The paradigm of adapting a pretrained LMM into a hybrid architecture warrants attention: freeze original weights → train only new layers (cross-attention + Mamba) → full fine-tuning, with manageable training cost.
The initialization ablation suggests that "architectural replacement + weight inheritance" is a key technique for integrating efficient modules into pretrained models.
The success of Mamba-2 validates the potential of linear-complexity models for visual sequence modeling.

Limitations & Future Work¶

Approximately 3B additional parameters (cross-attention + Mamba layers) are introduced, increasing total parameter count from 7B to 10B.
Hardware-level optimization for Mamba remains less mature than for Transformers; theoretical speedups have not fully translated into practical gains.
Vamba is not combined with token compression methods — the authors explicitly note in their conclusion that the two directions are orthogonal and could be jointly applied in future work.
Due to computational resource constraints, the visual encoder is partially frozen during the instruction tuning stage.

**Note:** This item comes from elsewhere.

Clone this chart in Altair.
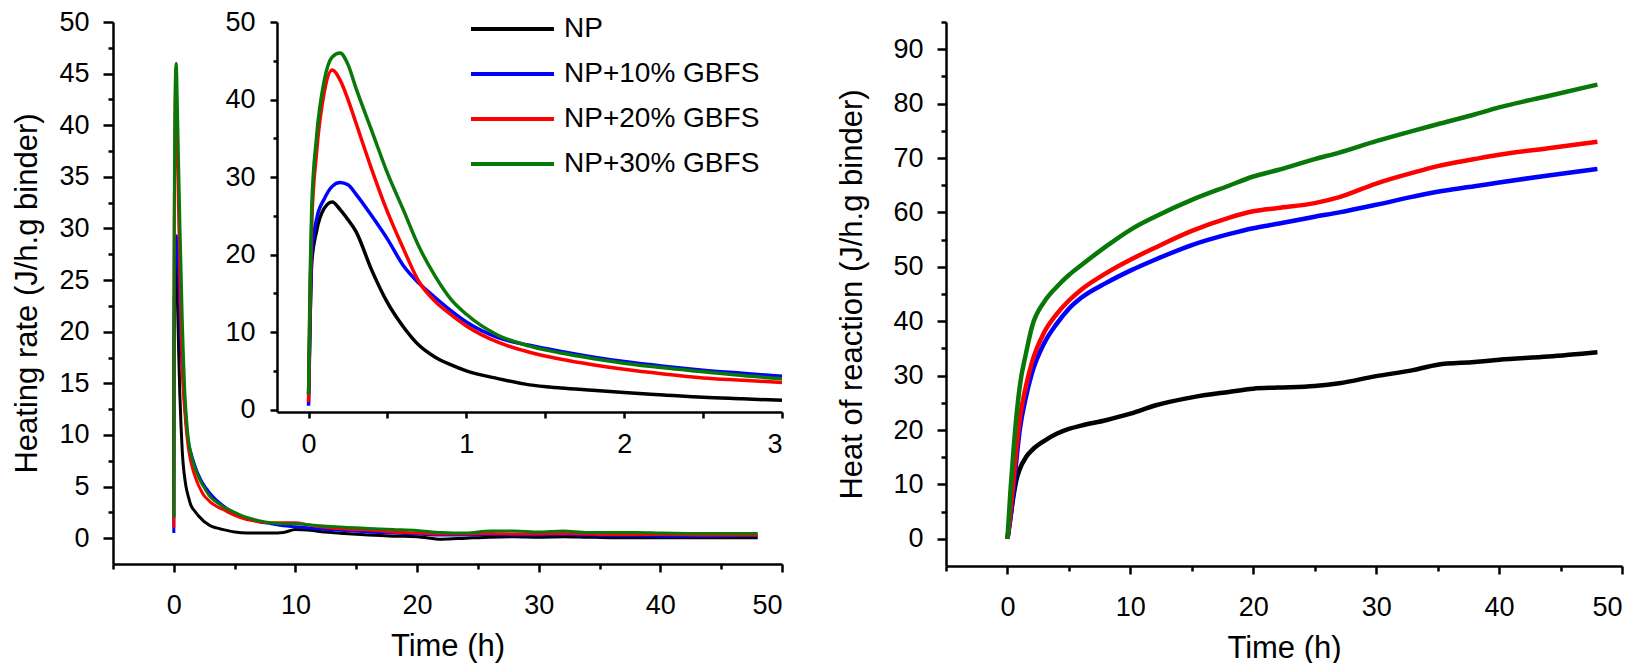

LongVU (adaptive compression) and Video-XL (Visual Summarization Token) represent the token compression line of research.
Methods such as Flamingo and mPlug-Owl3 use cross-attention but generally underperform LLaVA-style models — Vamba attributes this to the fact that video tokens are not updated in those designs.
Mamba/Mamba-2 has proven effective in language modeling; Vamba is the first to successfully apply it within a video LMM.

Rating¶

Novelty: ⭐⭐⭐⭐ The hybrid Mamba-Transformer design for video LMMs is well-motivated and clearly conceived; the initialization strategy demonstrates genuine insight.
Experimental Thoroughness: ⭐⭐⭐⭐⭐ Comprehensive ablations covering benchmarks from hour-level to short video, with detailed efficiency analysis.
Writing Quality: ⭐⭐⭐⭐⭐ Well-structured with complete mathematical derivations and fair comparisons against baselines.
Value: ⭐⭐⭐⭐ Provides a novel architectural solution to the efficiency problem in long video LMMs.